● Instructions for the task: Gather, from the listing beneath this task, every line holding the string "that".

● Data to use:
>>>
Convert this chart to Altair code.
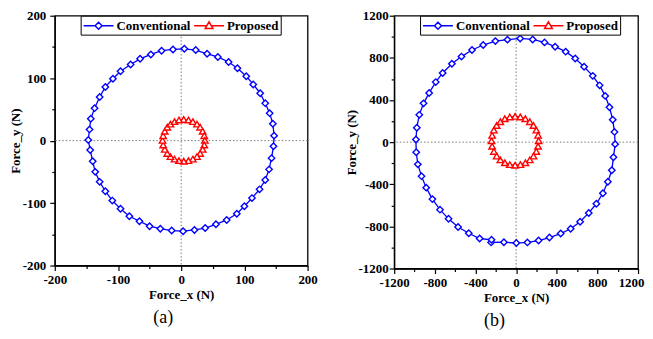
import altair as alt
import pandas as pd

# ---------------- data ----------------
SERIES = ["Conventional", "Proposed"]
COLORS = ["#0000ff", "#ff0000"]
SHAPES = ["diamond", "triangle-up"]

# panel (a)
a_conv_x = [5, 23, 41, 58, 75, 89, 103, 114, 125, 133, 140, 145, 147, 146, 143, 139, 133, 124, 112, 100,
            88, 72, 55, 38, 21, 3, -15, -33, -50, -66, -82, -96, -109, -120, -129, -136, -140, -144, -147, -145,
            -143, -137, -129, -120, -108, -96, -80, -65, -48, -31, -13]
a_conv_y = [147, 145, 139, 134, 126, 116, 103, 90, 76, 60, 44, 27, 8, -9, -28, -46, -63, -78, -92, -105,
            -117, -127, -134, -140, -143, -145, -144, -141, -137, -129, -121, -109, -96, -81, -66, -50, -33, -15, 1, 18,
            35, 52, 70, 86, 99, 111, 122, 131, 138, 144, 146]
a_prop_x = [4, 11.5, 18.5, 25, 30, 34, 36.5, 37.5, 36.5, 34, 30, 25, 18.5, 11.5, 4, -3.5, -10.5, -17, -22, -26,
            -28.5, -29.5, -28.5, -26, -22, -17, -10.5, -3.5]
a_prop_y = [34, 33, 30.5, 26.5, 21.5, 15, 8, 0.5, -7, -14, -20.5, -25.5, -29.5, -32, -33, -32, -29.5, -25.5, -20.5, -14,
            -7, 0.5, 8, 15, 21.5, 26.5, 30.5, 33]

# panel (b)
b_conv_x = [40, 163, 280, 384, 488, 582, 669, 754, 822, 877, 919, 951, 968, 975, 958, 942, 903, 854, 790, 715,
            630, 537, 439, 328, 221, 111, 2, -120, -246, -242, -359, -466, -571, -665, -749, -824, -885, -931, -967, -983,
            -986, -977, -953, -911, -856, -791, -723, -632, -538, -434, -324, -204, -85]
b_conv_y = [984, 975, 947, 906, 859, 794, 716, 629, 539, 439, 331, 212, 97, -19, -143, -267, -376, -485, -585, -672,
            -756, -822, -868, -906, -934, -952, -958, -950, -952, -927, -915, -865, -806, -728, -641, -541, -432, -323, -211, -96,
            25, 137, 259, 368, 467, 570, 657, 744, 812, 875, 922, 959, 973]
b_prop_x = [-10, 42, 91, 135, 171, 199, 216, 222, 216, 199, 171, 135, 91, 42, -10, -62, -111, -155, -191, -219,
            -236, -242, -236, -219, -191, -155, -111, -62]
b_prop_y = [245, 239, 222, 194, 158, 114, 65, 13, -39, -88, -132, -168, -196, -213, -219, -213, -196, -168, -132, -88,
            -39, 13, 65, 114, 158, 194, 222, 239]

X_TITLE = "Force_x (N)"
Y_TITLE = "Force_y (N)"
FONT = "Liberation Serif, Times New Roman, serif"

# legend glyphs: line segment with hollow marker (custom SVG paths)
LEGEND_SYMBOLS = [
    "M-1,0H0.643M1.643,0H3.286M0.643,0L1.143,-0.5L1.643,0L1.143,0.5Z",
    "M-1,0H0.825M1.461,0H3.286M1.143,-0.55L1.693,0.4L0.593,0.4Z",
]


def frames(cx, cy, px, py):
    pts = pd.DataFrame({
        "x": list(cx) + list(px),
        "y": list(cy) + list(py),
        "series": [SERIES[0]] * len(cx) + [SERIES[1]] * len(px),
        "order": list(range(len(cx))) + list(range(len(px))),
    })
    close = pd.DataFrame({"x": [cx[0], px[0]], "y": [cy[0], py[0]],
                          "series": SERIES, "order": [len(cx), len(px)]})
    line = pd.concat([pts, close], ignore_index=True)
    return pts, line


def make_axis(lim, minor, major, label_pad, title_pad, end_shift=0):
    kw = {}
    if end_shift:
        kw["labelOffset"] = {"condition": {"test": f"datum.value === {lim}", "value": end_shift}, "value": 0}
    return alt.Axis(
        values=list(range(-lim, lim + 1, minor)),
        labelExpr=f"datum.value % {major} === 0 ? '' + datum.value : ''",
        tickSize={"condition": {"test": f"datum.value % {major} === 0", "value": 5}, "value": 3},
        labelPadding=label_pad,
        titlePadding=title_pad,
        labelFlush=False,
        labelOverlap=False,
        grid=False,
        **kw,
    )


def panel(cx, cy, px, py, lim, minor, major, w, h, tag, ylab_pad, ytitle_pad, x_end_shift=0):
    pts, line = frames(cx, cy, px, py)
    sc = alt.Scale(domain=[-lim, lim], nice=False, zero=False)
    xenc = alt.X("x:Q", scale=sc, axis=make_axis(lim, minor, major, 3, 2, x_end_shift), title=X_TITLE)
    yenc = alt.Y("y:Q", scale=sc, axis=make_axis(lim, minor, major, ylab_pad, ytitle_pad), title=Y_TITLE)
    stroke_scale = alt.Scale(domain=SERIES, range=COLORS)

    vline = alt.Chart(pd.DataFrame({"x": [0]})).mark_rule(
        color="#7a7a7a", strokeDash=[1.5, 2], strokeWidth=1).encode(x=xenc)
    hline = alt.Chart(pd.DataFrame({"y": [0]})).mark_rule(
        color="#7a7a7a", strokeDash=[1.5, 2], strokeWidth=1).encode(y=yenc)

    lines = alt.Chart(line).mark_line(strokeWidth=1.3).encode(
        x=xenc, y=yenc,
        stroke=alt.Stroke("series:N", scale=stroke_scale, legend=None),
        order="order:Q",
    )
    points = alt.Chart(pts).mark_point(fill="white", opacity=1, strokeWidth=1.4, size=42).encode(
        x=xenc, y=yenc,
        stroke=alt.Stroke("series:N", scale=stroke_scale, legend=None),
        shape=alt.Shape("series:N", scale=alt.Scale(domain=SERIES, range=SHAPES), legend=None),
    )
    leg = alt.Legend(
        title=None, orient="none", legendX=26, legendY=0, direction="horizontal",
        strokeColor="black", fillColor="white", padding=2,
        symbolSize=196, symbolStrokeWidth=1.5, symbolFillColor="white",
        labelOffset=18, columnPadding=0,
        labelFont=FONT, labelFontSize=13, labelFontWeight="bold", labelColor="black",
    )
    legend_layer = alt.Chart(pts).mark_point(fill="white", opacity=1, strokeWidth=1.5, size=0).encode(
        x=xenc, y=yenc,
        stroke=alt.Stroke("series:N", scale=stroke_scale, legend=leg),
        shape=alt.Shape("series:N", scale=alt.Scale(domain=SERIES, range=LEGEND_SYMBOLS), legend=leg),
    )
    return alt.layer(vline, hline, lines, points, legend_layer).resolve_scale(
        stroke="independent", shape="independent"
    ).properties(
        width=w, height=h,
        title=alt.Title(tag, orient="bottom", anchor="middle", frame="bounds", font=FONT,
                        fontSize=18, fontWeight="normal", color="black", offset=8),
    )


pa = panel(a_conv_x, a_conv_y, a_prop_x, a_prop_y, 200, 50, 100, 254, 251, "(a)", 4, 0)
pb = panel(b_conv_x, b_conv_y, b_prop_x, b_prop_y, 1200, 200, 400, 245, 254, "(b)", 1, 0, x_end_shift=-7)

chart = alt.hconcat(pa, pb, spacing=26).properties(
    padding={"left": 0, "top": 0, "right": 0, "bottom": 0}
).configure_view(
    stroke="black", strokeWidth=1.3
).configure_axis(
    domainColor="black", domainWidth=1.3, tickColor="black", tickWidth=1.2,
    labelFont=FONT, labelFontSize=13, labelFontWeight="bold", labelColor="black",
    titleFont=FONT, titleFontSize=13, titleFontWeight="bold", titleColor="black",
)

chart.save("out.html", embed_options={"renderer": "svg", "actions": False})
<<<
>>>
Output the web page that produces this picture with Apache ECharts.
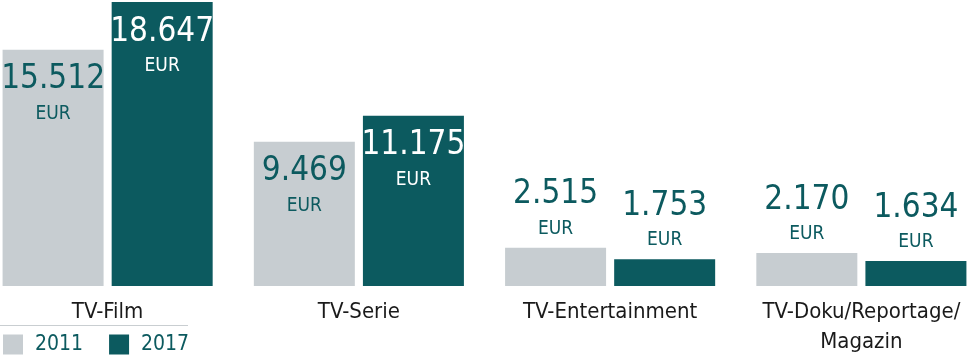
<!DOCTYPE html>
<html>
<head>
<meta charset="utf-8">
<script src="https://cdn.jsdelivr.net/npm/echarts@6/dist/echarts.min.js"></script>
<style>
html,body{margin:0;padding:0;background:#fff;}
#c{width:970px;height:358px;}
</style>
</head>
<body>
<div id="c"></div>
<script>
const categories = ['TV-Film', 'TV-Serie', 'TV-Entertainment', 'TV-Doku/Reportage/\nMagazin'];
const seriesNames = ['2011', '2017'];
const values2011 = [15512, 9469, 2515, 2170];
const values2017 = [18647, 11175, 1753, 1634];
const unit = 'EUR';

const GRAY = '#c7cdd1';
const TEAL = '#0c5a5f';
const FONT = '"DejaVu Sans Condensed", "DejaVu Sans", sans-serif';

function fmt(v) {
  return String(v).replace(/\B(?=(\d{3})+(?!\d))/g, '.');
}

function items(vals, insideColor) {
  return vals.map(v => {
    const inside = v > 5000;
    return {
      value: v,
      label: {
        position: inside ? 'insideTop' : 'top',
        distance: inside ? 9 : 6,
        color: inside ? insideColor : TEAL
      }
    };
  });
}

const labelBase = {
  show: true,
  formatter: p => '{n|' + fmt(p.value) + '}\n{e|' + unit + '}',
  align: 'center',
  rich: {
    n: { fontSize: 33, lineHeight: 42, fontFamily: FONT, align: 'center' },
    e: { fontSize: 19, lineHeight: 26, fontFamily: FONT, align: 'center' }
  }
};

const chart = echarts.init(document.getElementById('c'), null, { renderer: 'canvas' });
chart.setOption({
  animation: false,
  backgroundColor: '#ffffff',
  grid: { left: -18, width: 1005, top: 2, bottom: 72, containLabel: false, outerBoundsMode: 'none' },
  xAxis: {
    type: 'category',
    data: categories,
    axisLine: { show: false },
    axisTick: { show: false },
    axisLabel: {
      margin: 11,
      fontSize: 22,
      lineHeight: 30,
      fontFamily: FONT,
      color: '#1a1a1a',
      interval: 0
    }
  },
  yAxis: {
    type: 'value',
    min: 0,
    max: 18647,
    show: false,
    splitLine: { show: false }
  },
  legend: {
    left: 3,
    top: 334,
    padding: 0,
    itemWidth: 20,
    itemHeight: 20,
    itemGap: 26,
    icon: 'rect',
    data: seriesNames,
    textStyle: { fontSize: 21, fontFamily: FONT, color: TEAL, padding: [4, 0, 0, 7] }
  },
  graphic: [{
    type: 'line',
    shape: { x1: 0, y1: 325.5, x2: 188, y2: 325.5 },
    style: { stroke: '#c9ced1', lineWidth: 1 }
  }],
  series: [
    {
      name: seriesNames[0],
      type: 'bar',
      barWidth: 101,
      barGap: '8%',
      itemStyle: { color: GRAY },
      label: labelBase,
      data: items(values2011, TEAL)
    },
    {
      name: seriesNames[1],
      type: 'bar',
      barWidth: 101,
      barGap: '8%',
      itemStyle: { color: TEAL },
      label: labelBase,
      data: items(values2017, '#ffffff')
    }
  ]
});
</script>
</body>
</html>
<<<
>>>
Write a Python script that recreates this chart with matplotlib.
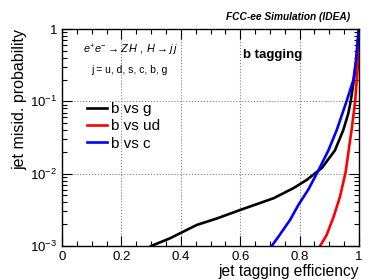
<<<
● Solved exercise:
Output the web page that produces this picture with Apache ECharts.
Write a Python script that recreates this chart with matplotlib.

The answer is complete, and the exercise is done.